You say "almost all software developed today for the server land runs on both x86 and AArch." What software are you talking about? While you can get Windows Server or SLES to run on ARM, a lot of applications won't. For example, SQL Server & SAP HANA don't support ARM so you still need x86 servers to run them and those are two widely used Databases. Maybe the application server that attaches to the DB will work, but it doesn't make sense to have the split in uArch in the data center. VMware only supports ARM as a fling. That means it is only for evaluation and not production use and using it means you won't get support from VMware if there is an issue. That is just an example of 3 HUGE data center applications that will not run on ARM. Until the huge software companies support ARM across the board ARM will be nothing more than a niche in the server world.

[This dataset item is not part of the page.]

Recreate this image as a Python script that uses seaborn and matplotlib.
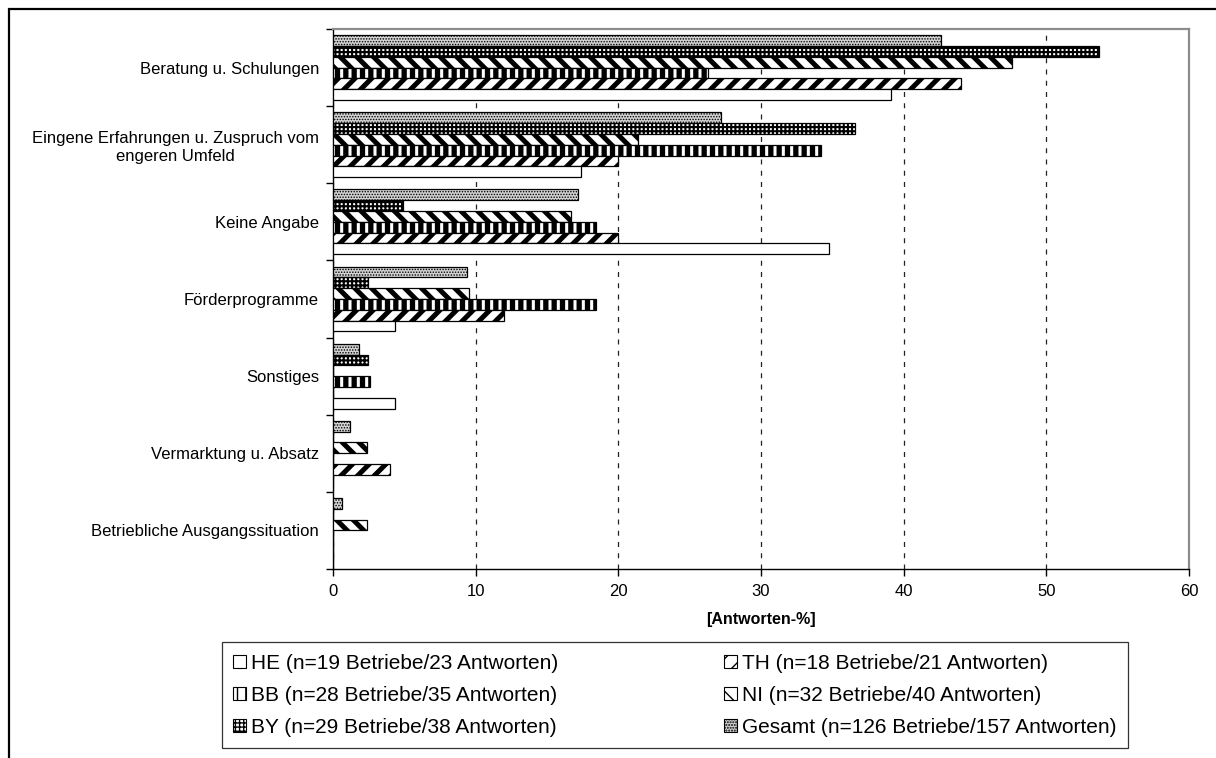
import numpy as np
import pandas as pd
import matplotlib
matplotlib.use("Agg")
import matplotlib.pyplot as plt
import seaborn as sns
from matplotlib.patches import Patch, Rectangle

# ---------------- data ----------------
categories = [
    "Beratung u. Schulungen",
    "Eingene Erfahrungen u. Zuspruch vom\nengeren Umfeld",
    "Keine Angabe",
    "Förderprogramme",
    "Sonstiges",
    "Vermarktung u. Absatz",
    "Betriebliche Ausgangssituation",
]
series_keys = ["HE", "TH", "BB", "NI", "BY", "Gesamt"]
series_labels = [
    "HE (n=19 Betriebe/23 Antworten)",
    "TH (n=18 Betriebe/21 Antworten)",
    "BB (n=28 Betriebe/35 Antworten)",
    "NI (n=32 Betriebe/40 Antworten)",
    "BY (n=29 Betriebe/38 Antworten)",
    "Gesamt (n=126 Betriebe/157 Antworten)",
]
he = [39.1, 17.4, 34.8, 4.35, 4.35, 0.0, 0.0]
th = [44.0, 20.0, 20.0, 12.0, 0.0, 4.0, 0.0]
bb = [26.3, 34.2, 18.4, 18.4, 2.6, 0.0, 0.0]
ni = [47.6, 21.4, 16.7, 9.5, 0.0, 2.4, 2.4]
by = [53.7, 36.6, 4.9, 2.45, 2.45, 0.0, 0.0]
gesamt = [42.6, 27.2, 17.2, 9.4, 1.8, 1.2, 0.6]
x_ticks = [0, 10, 20, 30, 40, 50, 60]
x_label = "[Antworten-%]"

values = {"HE": he, "TH": th, "BB": bb, "NI": ni, "BY": by, "Gesamt": gesamt}

# ---------------- style ----------------
sns.set_theme(style="white")
plt.rcParams["font.family"] = ["Liberation Sans", "DejaVu Sans"]
plt.rcParams["hatch.linewidth"] = 1.0
for k in ["text.color", "axes.labelcolor", "xtick.color", "ytick.color"]:
    plt.rcParams[k] = "black"

styles = {
    "HE": dict(fc="white", hatch=None, hlw=1.0),
    "TH": dict(fc="white", hatch="//", hlw=3.6),
    "BB": dict(fc="white", hatch="||", hlw=3.8),
    "NI": dict(fc="white", hatch="\\\\", hlw=3.6),
    "BY": dict(fc="white", hatch="++++", hlw=1.5),
    "Gesamt": dict(fc="#d2d2d2", hatch="......", hlw=0.7),
}

rows = []
for k in series_keys:
    for c, v in zip(categories, values[k]):
        rows.append({"category": c, "series": k, "value": v})
df = pd.DataFrame(rows)

W, H = 1216, 758
fig = plt.figure(figsize=(W / 100, H / 100), dpi=100)
ax = fig.add_axes([333 / W, 1 - 569 / H, (1189 - 333) / W, (569 - 29) / H])

hue_order = ["Gesamt", "BY", "NI", "BB", "TH", "HE"]  # top to bottom inside each group
palette = {k: styles[k]["fc"] for k in series_keys}
sns.barplot(data=df, x="value", y="category", hue="series", order=categories,
            hue_order=hue_order, orient="h", width=0.84, palette=palette,
            saturation=1, legend=False, errorbar=None, ax=ax,
            linewidth=0.9, edgecolor="black", zorder=3)

for key, cont in zip(hue_order, ax.containers):
    st = styles[key]
    for p in cont:
        p.set_facecolor(st["fc"])
        p.set_edgecolor("black")
        if st["hatch"]:
            p.set_hatch(st["hatch"])
        if hasattr(p, "set_hatch_linewidth"):
            p.set_hatch_linewidth(st["hlw"])

# axes
ax.set_xlim(0, 60)
ax.set_ylim(len(categories) - 0.5, -0.5)
ax.set_xticks(x_ticks)
ax.set_xticklabels([str(t) for t in x_ticks], fontsize=12)
ax.set_yticks(np.arange(-0.5, len(categories), 1.0))
ax.set_yticklabels([])
ax.set_yticks(np.arange(len(categories)), minor=True)
ax.set_yticklabels(categories, minor=True, fontsize=12, multialignment="center")
ax.tick_params(axis="y", which="major", direction="out", length=5, width=1, color="black", left=True)
ax.tick_params(axis="y", which="minor", length=0, pad=10)
ax.tick_params(axis="x", which="major", direction="out", length=5, width=1, color="black", bottom=True, pad=6)
ax.set_xlabel(x_label, fontsize=11.5, fontweight="bold", labelpad=9)
ax.set_ylabel("")

ax.xaxis.grid(True, linestyle=(0, (4, 5)), color="#222222", linewidth=0.9, zorder=0)
ax.yaxis.grid(False)
ax.set_axisbelow(True)
for s in ["left", "bottom"]:
    ax.spines[s].set_color("black")
    ax.spines[s].set_linewidth(1.0)
for s in ["top", "right"]:
    ax.spines[s].set_color("#8c8c8c")
    ax.spines[s].set_linewidth(1.6)

# legend
handle_map = {}
for key in series_keys:
    st = styles[key]
    h = Patch(facecolor=st["fc"], edgecolor="black", hatch=st["hatch"], linewidth=0.8)
    if hasattr(h, "set_hatch_linewidth"):
        h.set_hatch_linewidth(min(st["hlw"], 2.5))
    handle_map[key] = h
order_leg = ["HE", "BB", "BY", "TH", "NI", "Gesamt"]
lab_map = dict(zip(series_keys, series_labels))
leg = fig.legend([handle_map[k] for k in order_leg], [lab_map[k] for k in order_leg],
                 ncol=2, loc="lower left",
                 bbox_to_anchor=(222 / W, 1 - 748 / H, (1128 - 222) / W, 0.01),
                 mode="expand", frameon=True, fancybox=False, edgecolor="black",
                 fontsize=15, handlelength=0.6, handleheight=0.6, handletextpad=0.25,
                 labelspacing=0.62, borderpad=0.55, borderaxespad=0.0)
leg.get_frame().set_linewidth(0.9)

# outer border of the figure
fig.add_artist(Rectangle((9 / W, -0.2), 1.3, 1 - 9 / H + 0.2, transform=fig.transFigure,
                         fill=False, edgecolor="black", linewidth=1.6))

fig.savefig("out.png", dpi=100)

In terms of power use between ARM and x86 we actually don't know if ARM is more efficient. Since things like Graviton2 are custom chips, the TDP isn't released to the public.
Nobody runs Windows Server in the cloud, no one. Even local data centers, hardly anyone runs Window Sever anymore, old Electric and Water Utilities is about it, same with SQL sever. Almost everyone is moving to Kubernetes which is Linux. As for software that runs on ARM, here is a small list. Elastic Search, Oracle DB, My SQL, Radius, Kubernetes, Docker, Nginx, VMWares EXSi has supported ARM for a very long time, if you are talking about VM Ware Desktop, no one uses that on the sever side. As for programming languages, Node, Java, .Net, Go, Rust, Kotlin all support running under ARM. This means your of your popular development languages for server side development can be built with ARM, in fact, it so simple as long as you have a Docker Build File for any of these languages it's a simple argument passed to the Docker Build command to build for both x86/aarch. Again, go to Docker Hub and look for yourself.

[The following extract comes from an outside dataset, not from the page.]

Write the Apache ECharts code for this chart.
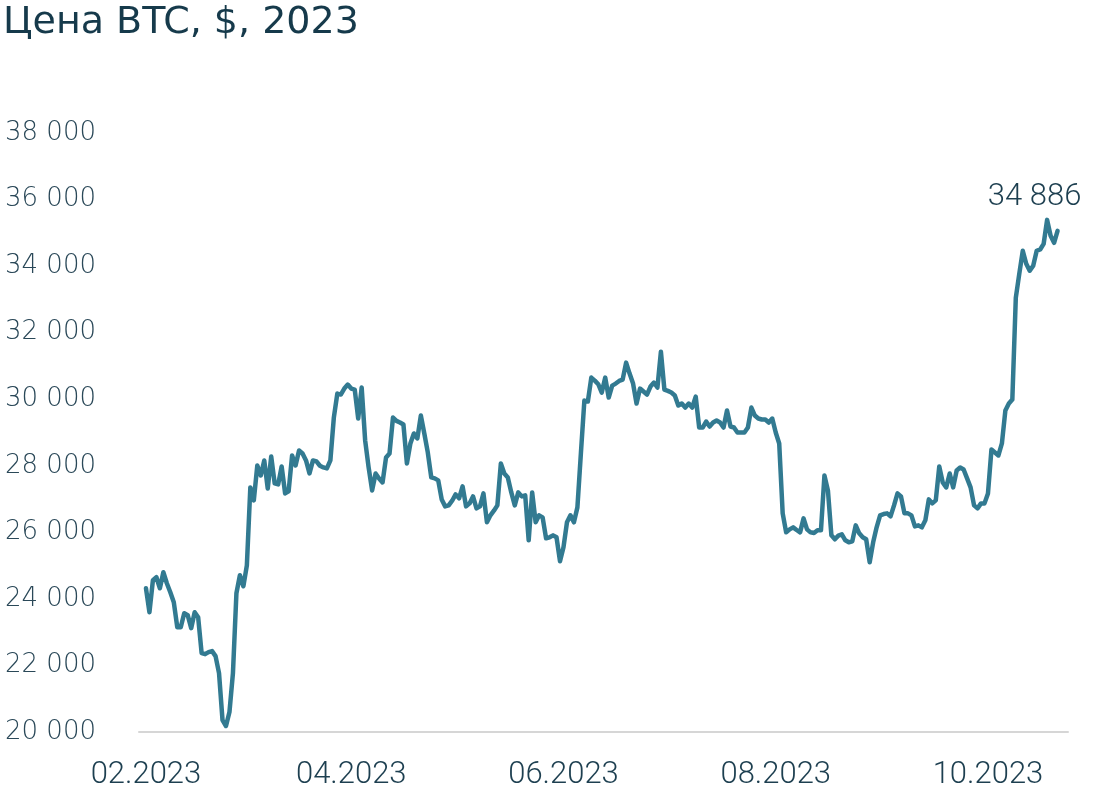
<!DOCTYPE html>
<html>
<head>
<meta charset="utf-8">
<script src="https://cdn.jsdelivr.net/npm/echarts@6/dist/echarts.min.js"></script>
<style>
html,body{margin:0;padding:0;background:#fff;}
#chart{width:1100px;height:803px;}
</style>
</head>
<body>
<div id="chart"></div>
<script>
// Day offsets counted from 01.02.2023 (one value per day)
const START_LABEL = '01.02.2023';
const prices = [
24320,23600,24560,24650,24320,24800,24470,24200,23900,23150,
23150,23570,23510,23120,23600,23450,22370,22340,22400,22430,
22280,21770,20360,20180,20600,21770,24170,24710,24380,25010,
27350,26960,28010,27710,28160,27320,28280,27470,27440,27980,
27170,27230,28310,28010,28460,28370,28160,27770,28160,28130,
28000,27950,27920,28160,29450,30170,30140,30320,30440,30320,
30290,29420,30350,28760,27950,27260,27770,27620,27500,28250,
28370,29450,29350,29300,29240,28070,28670,28970,28820,29510,
28970,28400,27650,27620,27560,26990,26780,26810,26950,27140,
27020,27380,26780,26870,27080,26720,26780,27170,26300,26510,
26650,26810,28070,27770,27650,27200,26810,27200,27080,27110,
25760,27200,26300,26510,26450,25820,25850,25910,25850,25130,
25550,26300,26510,26300,26750,28370,29960,29930,30650,30560,
30450,30200,30650,30050,30410,30470,30550,30590,31100,30770,
30470,29870,30320,30230,30140,30380,30500,30350,31430,30290,
30250,30200,30110,29810,29870,29750,29870,29750,30080,29150,
29150,29330,29180,29300,29360,29300,29150,29660,29180,29150,
29000,29000,29000,29150,29750,29510,29420,29390,29390,29300,
29420,29000,28670,26570,26000,26090,26150,26070,26000,26420,
26090,26000,25980,26060,26060,27710,27260,25910,25790,25900,
25940,25760,25700,25730,26210,25970,25850,25790,25100,25700,
26150,26510,26550,26570,26480,26810,27170,27080,26570,26570,
26510,26180,26210,26150,26360,26990,26870,26960,27980,27500,
27350,27770,27350,27860,27950,27890,27620,27350,26810,26720,
26870,26870,27170,28490,28400,28310,28670,29660,29870,29990,
33050,33770,34460,34070,33860,34010,34460,34500,34670,35390,
34910,34700,35060
];
const tickDays = [0, 59, 120, 181, 242];
const tickLabels = ['02.2023', '04.2023', '06.2023', '08.2023', '10.2023'];
const lastLabel = '34 886';
const titleText = 'Цена BTC, $, 2023';

const seriesData = prices.map((v, i) => [i, v]);
const lastIdx = prices.length - 1;

const fmtThousands = v => String(v).replace(/\B(?=(\d{3})+(?!\d))/g, ' ');

const narrowFont = "Roboto, 'DejaVu Sans Condensed', sans-serif";

const chart = echarts.init(document.getElementById('chart'), null, {renderer: 'canvas'});
chart.setOption({
  animation: false,
  backgroundColor: '#ffffff',
  title: {
    text: titleText,
    left: -2,
    top: -1,
    textStyle: {
      fontFamily: 'DejaVu Sans',
      fontSize: 38,
      fontWeight: 'normal',
      color: '#163a4b'
    }
  },
  grid: {left: 139, right: 32, top: 133, bottom: 71, containLabel: false},
  xAxis: {
    type: 'value',
    min: -2,
    max: 265,
    splitLine: {show: false},
    axisTick: {show: false},
    axisLine: {show: true, lineStyle: {color: '#d6d6d6', width: 2}},
    axisLabel: {
      customValues: tickDays,
      margin: 28,
      fontFamily: narrowFont,
      fontWeight: 300,
      fontSize: 31,
      color: '#1d3f50',
      formatter: v => {
        const k = tickDays.indexOf(Math.round(v));
        return k >= 0 ? tickLabels[k] : '';
      }
    }
  },
  yAxis: {
    type: 'value',
    min: 20000,
    max: 38000,
    interval: 2000,
    splitLine: {show: false},
    axisLine: {show: false},
    axisTick: {show: false},
    axisLabel: {
      align: 'left',
      margin: 134,
      fontFamily: 'DejaVu Sans',
      fontWeight: 300,
      fontSize: 26,
      color: '#2a4858',
      formatter: v => fmtThousands(v)
    }
  },
  series: [{
    type: 'line',
    data: seriesData,
    showSymbol: false,
    symbol: 'none',
    lineStyle: {color: '#327a91', width: 4.5, join: 'round', cap: 'round'},
    itemStyle: {color: '#327a91'},
    markPoint: {
      symbol: 'circle',
      symbolSize: 0,
      data: [{coord: [lastIdx, prices[lastIdx]], value: lastLabel}],
      label: {
        show: true,
        position: 'inside',
        offset: [-23, -34],
        formatter: lastLabel,
        fontFamily: narrowFont,
        fontWeight: 300,
        fontSize: 31,
        color: '#1d3f50'
      }
    }
  }]
});
</script>
</body>
</html>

So basically any software that is used in a modern stack (aka cloud native
https://docs.microsoft.com/en-us/dotnet/architecture/cloud-native/definition). If your stack is 20 years old then maybe they still use Windows Server, SQL Server and god forbid anything made by SAP. Here is an awesome line direct from Microsoft in the Cloud Native definition
"Containers support both Linux and Windows workloads. The Azure cloud openly embraces both. Interestingly, it's Linux, not Windows Server, that has become the more popular operating system in Azure.".